Hui (Lulu) Ning 是端傳媒的編輯。她提到,當自己一夜之間晉陞到領導崗位後,需要克服認為自己不會、甚至不可能成功的恐懼。因此,她制定了一套自救策略:把所有事情拆解開來,包括你害怕的事情、你無法控制的,還有你能夠發揮影響力和作出改變的。她說:“這樣你就能認識到自己的恐懼,又不至於被它佔據你注意力的中心。”

自我反省和定立目標

早在一個世紀之前,瑞典首位調查記者 Ester Blenda 以卧底調查的方式,揭示了該國一個農場的內部狀況,取得了她職業生涯上的突破。百年之後,Jessica Ziegerer 和她的同事在複核她們機構的調查項目時,發現大多數項目都是與男性記者合作的。於是,她們制定了一套策略,並且設定了一個目標:在一年之內,跟女性展開的合作項目佔比必須提高到四成,達到她們的新聞編輯室本身的性別比例。“實現這個目標並不難。
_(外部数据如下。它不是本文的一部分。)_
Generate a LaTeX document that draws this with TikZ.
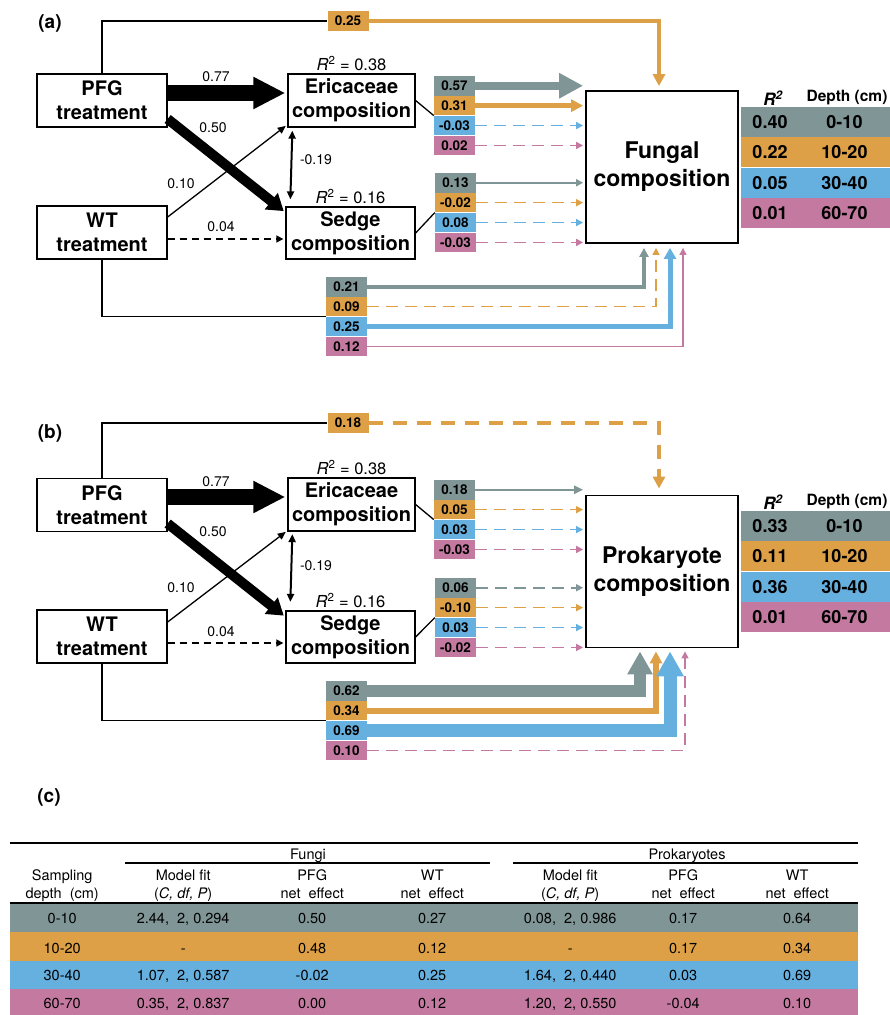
\documentclass[tikz,border=0pt]{standalone}
\usepackage{fontspec}
\setmainfont{TeX Gyre Heros}
\usepackage{tikz}
\usetikzlibrary{arrows.meta, positioning}

\definecolor{gry}{RGB}{128,150,150}
\definecolor{org}{RGB}{222,160,70}
\definecolor{blu}{RGB}{102,176,224}
\definecolor{pnk}{RGB}{196,122,160}

\newcommand{\rtwo}[2]{\makebox[58pt]{#1}\makebox[91pt]{#2}}
\newcommand{\tabcells}[7]{\makebox[104pt]{#1}\makebox[138pt]{#2}\makebox[120pt]{#3}\makebox[120pt]{#4}\makebox[156pt]{#5}\makebox[70pt]{#6}\makebox[158pt]{#7}}

\begin{document}
\begin{tikzpicture}[x=1pt, y=-1pt,
    box/.style={draw, line width=1.3pt, minimum width=130pt, minimum height=53pt, inner sep=0pt, align=center, font=\bfseries\fontsize{20}{24}\selectfont},
    bigbox/.style={draw, line width=1.8pt, minimum width=152pt, minimum height=152pt, inner sep=0pt, align=center, font=\bfseries\fontsize{23}{28}\selectfont},
    coef/.style={minimum width=41pt, minimum height=19.5pt, inner sep=0pt, font=\bfseries\fontsize{13.5}{13.5}\selectfont},
    rrow/.style={minimum width=149pt, minimum height=30pt, inner sep=0pt, font=\bfseries\fontsize{18}{18}\selectfont},
    lab/.style={inner sep=0pt, font=\fontsize{14}{14}\selectfont},
    rsq/.style={inner sep=0pt, font=\fontsize{16.5}{16.5}\selectfont},
    panel/.style={font=\bfseries\fontsize{19}{19}\selectfont},
    tab/.style={inner sep=0pt, font=\fontsize{14.5}{14.5}\selectfont},
    arrowhead/.style 2 args={-{Triangle[length=#1, width=#2]}, shorten >=2pt},
    thinarr/.style={line width=1.5pt, arrowhead={7pt}{7pt}},
    dsh/.style={dash pattern=on 12pt off 7pt},
    twoway/.style={line width=2pt, {Triangle[length=8pt,width=7pt]}-{Triangle[length=8pt,width=7pt]}},
  ]
  \useasboundingbox (0,0) rectangle (890,1015);

  % (a) fungi
  \node[panel] (alab) at (50,23) {(a)};
  \node[box] (apfg) at (102,100.5) {PFG\\treatment};
  \node[box] (awt) at (102,232.5) {WT\\treatment};
  \node[box, minimum width=127pt] (aeri) at (351.5,100.5) {Ericaceae\\composition};
  \node[box, minimum width=129pt, minimum height=52pt] (ased) at (350.5,233) {Sedge\\composition};
  \node[bigbox] (afun) at (662,167) {Fungal\\composition};
  \node[rsq, above=2pt of aeri] (aer2) {\textit{R}\textsuperscript{2} = 0.38};
  \node[rsq, above=2pt of ased] (asr2) {\textit{R}\textsuperscript{2} = 0.16};

  \draw[line width=16pt, arrowhead={32pt}{30pt}] ([yshift=7.5pt]apfg.east) -- ([yshift=7.5pt]apfg.east -| aeri.west);
  \draw[line width=10pt, arrowhead={16pt}{20pt}] ([yshift=-18.5pt]apfg.east) -- ([yshift=-6pt]ased.north west);
  \draw[line width=1.3pt, arrowhead={8pt}{7pt}] ([yshift=15.5pt]awt.east) -- ([yshift=3pt]aeri.south west);
  \draw[line width=1.5pt, dash pattern=on 7pt off 5pt, arrowhead={7pt}{7pt}] ([yshift=-6.5pt]awt.east) -- ([yshift=-6.5pt]awt.east -| ased.west);
  \draw[twoway] ([xshift=5pt,yshift=-3pt]aeri.south west) -- ([xshift=5pt,yshift=7pt]ased.north west);
  \node[lab] (a77) at (216,77) {0.77};
  \node[lab] (a50) at (213,128) {0.50};
  \node[lab] (a10) at (181,184) {0.10};
  \node[lab] (a04) at (221,227) {0.04};
  \node[lab] (a19) at (316,160) {-0.19};

  \node[coef, fill=org] (at25) at (348,21) {0.25};
  \draw[line width=1.3pt] (apfg.north) |- (at25.west);
  \draw[org, line width=4pt, arrowhead={12pt}{12pt}] (at25.east) -| ([xshift=-3pt,yshift=2pt]afun.north);

  \node[coef, fill=gry] (ae1) at (454.5,85.75) {0.57};
  \node[coef, fill=org, below=0pt of ae1] (ae2) {0.31};
  \node[coef, fill=blu, below=0pt of ae2] (ae3) {-0.03};
  \node[coef, fill=pnk, below=0pt of ae3] (ae4) {0.02};
  \draw[line width=1.3pt] (aeri.east) -- (ae2.south west);
  \draw[gry, line width=8pt, arrowhead={24pt}{24pt}] (ae1.east) -- (ae1.east -| afun.west);
  \draw[org, line width=4.5pt, arrowhead={12pt}{12pt}] (ae2.east) -- (ae2.east -| afun.west);
  \draw[blu, thinarr, dsh] (ae3.east) -- (ae3.east -| afun.west);
  \draw[pnk, thinarr, dsh] (ae4.east) -- (ae4.east -| afun.west);

  \node[coef, fill=gry] (as1) at (455.5,182.75) {0.13};
  \node[coef, fill=org, below=0pt of as1] (as2) {-0.02};
  \node[coef, fill=blu, below=0pt of as2] (as3) {0.08};
  \node[coef, fill=pnk, below=0pt of as3] (as4) {-0.03};
  \draw[line width=1.3pt] (ased.east) -- (as2.south west);
  \draw[gry, thinarr, line width=2pt] (as1.east) -- (as1.east -| afun.west);
  \draw[org, thinarr, dsh] (as2.east) -- (as2.east -| afun.west);
  \draw[blu, thinarr, dsh] (as3.east) -- (as3.east -| afun.west);
  \draw[pnk, thinarr, dsh] (as4.east) -- (as4.east -| afun.west);

  \node[coef, fill=gry] (aw1) at (346.5,286.75) {0.21};
  \node[coef, fill=org, below=0pt of aw1] (aw2) {0.09};
  \node[coef, fill=blu, below=0pt of aw2] (aw3) {0.25};
  \node[coef, fill=pnk, below=0pt of aw3] (aw4) {0.12};
  \draw[line width=1.3pt] (awt.south) |- (aw2.south west);
  \draw[gry, line width=4pt, arrowhead={9pt}{9pt}] (aw1.east) -| ([xshift=-18pt,yshift=-2pt]afun.south);
  \draw[org, thinarr, dsh] (aw2.east) -| ([xshift=-6pt,yshift=-2pt]afun.south);
  \draw[blu, line width=5pt, arrowhead={11pt}{12pt}] (aw3.east) -| ([xshift=8pt,yshift=-2pt]afun.south);
  \draw[pnk, thinarr, line width=1.2pt] (aw4.east) -| ([xshift=21pt,yshift=-2pt]afun.south);

  \node[font=\bfseries\itshape\fontsize{17}{17}\selectfont] (ar2h) at (773,98) {R\textsuperscript{2}};
  \node[font=\bfseries\fontsize{15.5}{15.5}\selectfont] (adh) at (847,98) {Depth (cm)};
  \node[rrow, fill=gry] (ar1) at (815.5,122) {\rtwo{0.40}{0-10}};
  \node[rrow, fill=org, below=0pt of ar1] (ar2) {\rtwo{0.22}{10-20}};
  \node[rrow, fill=blu, below=0pt of ar2] (ar3) {\rtwo{0.05}{30-40}};
  \node[rrow, fill=pnk, below=0pt of ar3] (ar4) {\rtwo{0.01}{60-70}};

  % (b) prokaryotes
  \node[panel] (blab) at (50,433) {(b)};
  \node[box] (bpfg) at (102,505) {PFG\\treatment};
  \node[box] (bwt) at (102,636.5) {WT\\treatment};
  \node[box, minimum width=127pt] (beri) at (351.5,504.5) {Ericaceae\\composition};
  \node[box, minimum width=129pt, minimum height=52pt] (bsed) at (350.5,637) {Sedge\\composition};
  \node[bigbox] (bpro) at (662,571.5) {Prokaryote\\composition};
  \node[rsq, above=2pt of beri] (ber2) {\textit{R}\textsuperscript{2} = 0.38};
  \node[rsq, above=2pt of bsed] (bsr2) {\textit{R}\textsuperscript{2} = 0.16};

  \draw[line width=16pt, arrowhead={32pt}{30pt}] ([yshift=8pt]bpfg.east) -- ([yshift=8pt]bpfg.east -| beri.west);
  \draw[line width=10pt, arrowhead={16pt}{20pt}] ([yshift=-18.5pt]bpfg.east) -- ([yshift=-6.5pt]bsed.north west);
  \draw[line width=1.3pt, arrowhead={8pt}{7pt}] ([yshift=14.5pt]bwt.east) -- ([yshift=1pt]beri.south west);
  \draw[line width=1.5pt, dash pattern=on 7pt off 5pt, arrowhead={7pt}{7pt}] ([yshift=-6.5pt]bwt.east) -- ([yshift=-6.5pt]bwt.east -| bsed.west);
  \draw[twoway] ([xshift=5pt,yshift=-2.5pt]beri.south west) -- ([xshift=5pt,yshift=8.5pt]bsed.north west);
  \node[lab] (b77) at (216,482) {0.77};
  \node[lab] (b50) at (213,532) {0.50};
  \node[lab] (b10) at (181,588) {0.10};
  \node[lab] (b04) at (221,632) {0.04};
  \node[lab] (b19) at (316,566) {-0.19};

  \node[coef, fill=org] (bt18) at (348,423) {0.18};
  \draw[line width=1.3pt] (bpfg.north) |- (bt18.west);
  \draw[org, line width=4pt, dash pattern=on 14pt off 10pt, arrowhead={12pt}{12pt}] (bt18.east) -| ([xshift=-3pt,yshift=4pt]bpro.north);

  \node[coef, fill=gry] (be1) at (454.5,489.75) {0.18};
  \node[coef, fill=org, below=0pt of be1] (be2) {0.05};
  \node[coef, fill=blu, below=0pt of be2] (be3) {0.03};
  \node[coef, fill=pnk, below=0pt of be3] (be4) {-0.03};
  \draw[line width=1.3pt] (beri.east) -- (be2.south west);
  \draw[gry, thinarr, line width=2.5pt, arrowhead={9pt}{8pt}] (be1.east) -- (be1.east -| bpro.west);
  \draw[org, thinarr, dsh] (be2.east) -- (be2.east -| bpro.west);
  \draw[blu, thinarr, dsh] (be3.east) -- (be3.east -| bpro.west);
  \draw[pnk, thinarr, dsh] (be4.east) -- (be4.east -| bpro.west);

  \node[coef, fill=gry] (bs1) at (455.5,587.75) {0.06};
  \node[coef, fill=org, below=0pt of bs1] (bs2) {-0.10};
  \node[coef, fill=blu, below=0pt of bs2] (bs3) {0.03};
  \node[coef, fill=pnk, below=0pt of bs3] (bs4) {-0.02};
  \draw[line width=1.3pt] (bsed.east) -- (bs2.south west);
  \draw[gry, thinarr, dsh] (bs1.east) -- (bs1.east -| bpro.west);
  \draw[org, thinarr, dsh] (bs2.east) -- (bs2.east -| bpro.west);
  \draw[blu, thinarr, dsh] (bs3.east) -- (bs3.east -| bpro.west);
  \draw[pnk, thinarr, dsh] (bs4.east) -- (bs4.east -| bpro.west);

  \node[coef, fill=gry] (bw1) at (346.5,690.75) {0.62};
  \node[coef, fill=org, below=0pt of bw1] (bw2) {0.34};
  \node[coef, fill=blu, below=0pt of bw2] (bw3) {0.69};
  \node[coef, fill=pnk, below=0pt of bw3] (bw4) {0.10};
  \draw[line width=1.3pt] (bwt.south) |- (bw2.south west);
  \draw[gry, line width=12pt, arrowhead={23pt}{24pt}] (bw1.east) -| ([xshift=-22pt,yshift=-1pt]bpro.south);
  \draw[org, line width=6pt, arrowhead={12pt}{12pt}] (bw2.east) -| ([xshift=-6pt,yshift=-1pt]bpro.south);
  \draw[blu, line width=13pt, arrowhead={25pt}{26pt}] (bw3.east) -| ([xshift=8pt,yshift=-1pt]bpro.south);
  \draw[pnk, thinarr, dsh] (bw4.east) -| ([xshift=23pt,yshift=-1pt]bpro.south);

  \node[font=\bfseries\itshape\fontsize{17}{17}\selectfont] (br2h) at (773,502) {R\textsuperscript{2}};
  \node[font=\bfseries\fontsize{15.5}{15.5}\selectfont] (bdh) at (847,502) {Depth (cm)};
  \node[rrow, fill=gry] (br1) at (815.5,526) {\rtwo{0.33}{0-10}};
  \node[rrow, fill=org, below=0pt of br1] (br2) {\rtwo{0.11}{10-20}};
  \node[rrow, fill=blu, below=0pt of br2] (br3) {\rtwo{0.36}{30-40}};
  \node[rrow, fill=pnk, below=0pt of br3] (br4) {\rtwo{0.01}{60-70}};

  % (c) table
  \node[panel] (clab) at (49,797) {(c)};
  \fill[gry] (10,903) rectangle (858,932);
  \fill[org] (10,932) rectangle (858,961);
  \fill[blu] (10,961) rectangle (858,989);
  \fill[pnk] (10,989) rectangle (858,1015);
  \draw[line width=1.5pt] (10,843) -- (858,843);
  \node[tab] (cfun) at (308,856) {Fungi};
  \draw[line width=1.2pt] (125,863) -- (490,863);
  \node[tab] (cpro) at (687,856) {Prokaryotes};
  \draw[line width=1.2pt] (513,863) -- (858,863);
  \node[tab, anchor=west] (ch1) at (10,877) {\tabcells{Sampling}{Model fit}{PFG}{WT}{Model fit}{PFG}{WT}};
  \node[tab, anchor=west] (ch2) at (10,895) {\tabcells{depth~~(cm)}{(\textit{C, df, P})}{net~~effect}{net~~effect}{(\textit{C, df, P})}{net~~effect}{net~~effect}};
  \draw[line width=1.2pt] (10,903) -- (858,903);
  \node[tab, anchor=west] (c1) at (10,919) {\tabcells{0-10}{2.44,~~2, 0.294}{0.50}{0.27}{0.08,~~2, 0.986}{0.17}{0.64}};
  \node[tab, anchor=west] (c2) at (10,948) {\tabcells{10-20}{-}{0.48}{0.12}{-}{0.17}{0.34}};
  \node[tab, anchor=west] (c3) at (10,976) {\tabcells{30-40}{1.07,~~2, 0.587}{-0.02}{0.25}{1.64,~~2, 0.440}{0.03}{0.69}};
  \node[tab, anchor=west] (c4) at (10,1004) {\tabcells{60-70}{0.35,~~2, 0.837}{0.00}{0.12}{1.20,~~2, 0.550}{-0.04}{0.10}};
\end{tikzpicture}
\end{document}
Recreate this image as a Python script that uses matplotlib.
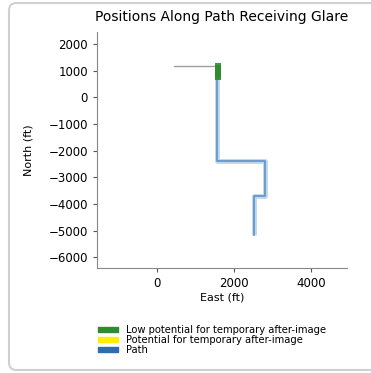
import numpy as np
import matplotlib
matplotlib.use("Agg")
import matplotlib.pyplot as plt
from matplotlib.patches import Patch, FancyBboxPatch

# path vertices (east, north) in ft
path_east = [1560, 1560, 2800, 2800, 2520, 2520]
path_north = [1170, -2400, -2400, -3700, -3700, -5150]

# approach segment without glare
approach_east = [450, 1600]
approach_north = [1170, 1170]

# glare points (low potential)
glare_east = [1590, 1590, 1590, 1590, 1590, 1590]
glare_north = [1170, 1090, 1010, 930, 850, 780]

legend_labels = ["Low potential for temporary after-image",
                 "Potential for temporary after-image",
                 "Path"]
legend_colors = ["#2e8b2e", "#ffee00", "#2f6db3"]

fig = plt.figure(figsize=(3.71, 3.73), dpi=100)
ax = fig.add_axes([97 / 371, 1 - 268 / 373, 250 / 371, 236 / 373])

ax.plot(approach_east, approach_north, color="#777777", lw=1, alpha=0.7)
ax.plot(path_east, path_north, color="#6fa8dc", lw=3.5, alpha=0.45,
        solid_capstyle="butt")
ax.plot(path_east, path_north, color="#3a75b0", lw=1.3, alpha=0.65)
ax.scatter(glare_east, glare_north, color="#2e8b2e", s=14, marker="s",
           zorder=3, alpha=0.9, linewidths=0)

ax.set_xlim(-1560, 4940)
ax.set_ylim(-6400, 2450)
ax.set_xticks([0, 2000, 4000])
ax.set_yticks([2000, 1000, 0, -1000, -2000, -3000, -4000, -5000, -6000])
ax.tick_params(labelsize=8.5, length=3, color="#555555")
for s in ["top", "right"]:
    ax.spines[s].set_visible(False)
for s in ["left", "bottom"]:
    ax.spines[s].set_color("#888888")
ax.set_title("Positions Along Path Receiving Glare", fontsize=10, pad=8)
ax.set_xlabel("East (ft)", fontsize=8, labelpad=2)
ax.yaxis.set_label_coords(-0.255, 0.57)
ax.set_ylabel("North (ft)", fontsize=8)

handles = [Patch(color=c, label=l) for c, l in zip(legend_colors, legend_labels)]
fig.legend(handles=handles, loc="upper left", bbox_to_anchor=(94 / 371, 1 - 321 / 373),
           frameon=False, fontsize=7.2, handlelength=2.0, handleheight=0.4,
           labelspacing=0.0, handletextpad=0.8, borderaxespad=0)

frame = FancyBboxPatch((9 / 371, 3 / 373), 1.2, 367 / 373,
                       boxstyle="round,pad=0,rounding_size=0.02",
                       transform=fig.transFigure, fill=False,
                       edgecolor="#d0d0d0", lw=1.5)
fig.add_artist(frame)

fig.savefig("out.png", dpi=100)
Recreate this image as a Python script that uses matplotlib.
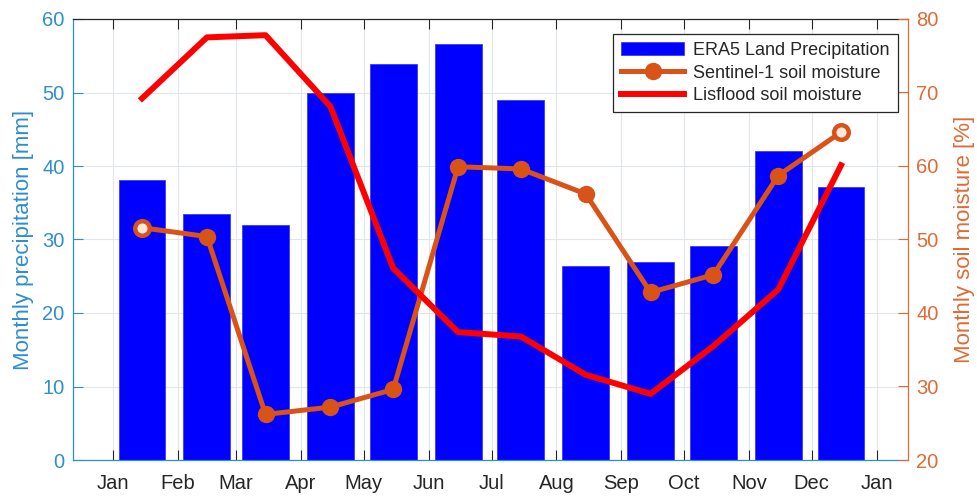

”她解釋,新聞編輯室的工作重點發生了一些變化,對社會服務、房地產市場、學校、甚至馬業等主題的調查報道開始出現在新聞網頁之上。“今天,這已經不是一個目標,而是我們日常工作中自然而然的一部分。”

不要讓其他人定義你的能力

女性身處於高度父權社會中必須經歷的一種獨特體驗,是被告知她們可以做什麼和不可以做什麼。Zahra Nader 也曾被告知她不可能成為一個頂尖的記者,但就在那不久之後,她加入了《紐約時報》,成為首位在世界主要英語媒體從事報道工作的阿富汗女性。後來,她更加創立了自己的媒體網站“Zan Times”,報道來自壓迫最嚴重的地區的女性的故事。正如她所說:“因為我們能夠承載意義。”

軟技巧也有其價值

講者們指出,人們對調查記者應該具備哪些技能,有一套典型的期望,但女性記者不應該受這一套期望所約束,畢竟所謂的“軟技巧”也有其價值。Emilia Díaz-Struck 引用了一些主導國際頂尖調查項目的女性編輯和管理者作為例子,指出:“這(軟技巧)容許我們建立聯繫,並且促成合作。”Gina Chua 對此表示認同,指出女性有不同的溝通、聯繫和互相幫助的方法:“千萬不要喪失這些能力,它是我們擁有的最有價值的東西之一。”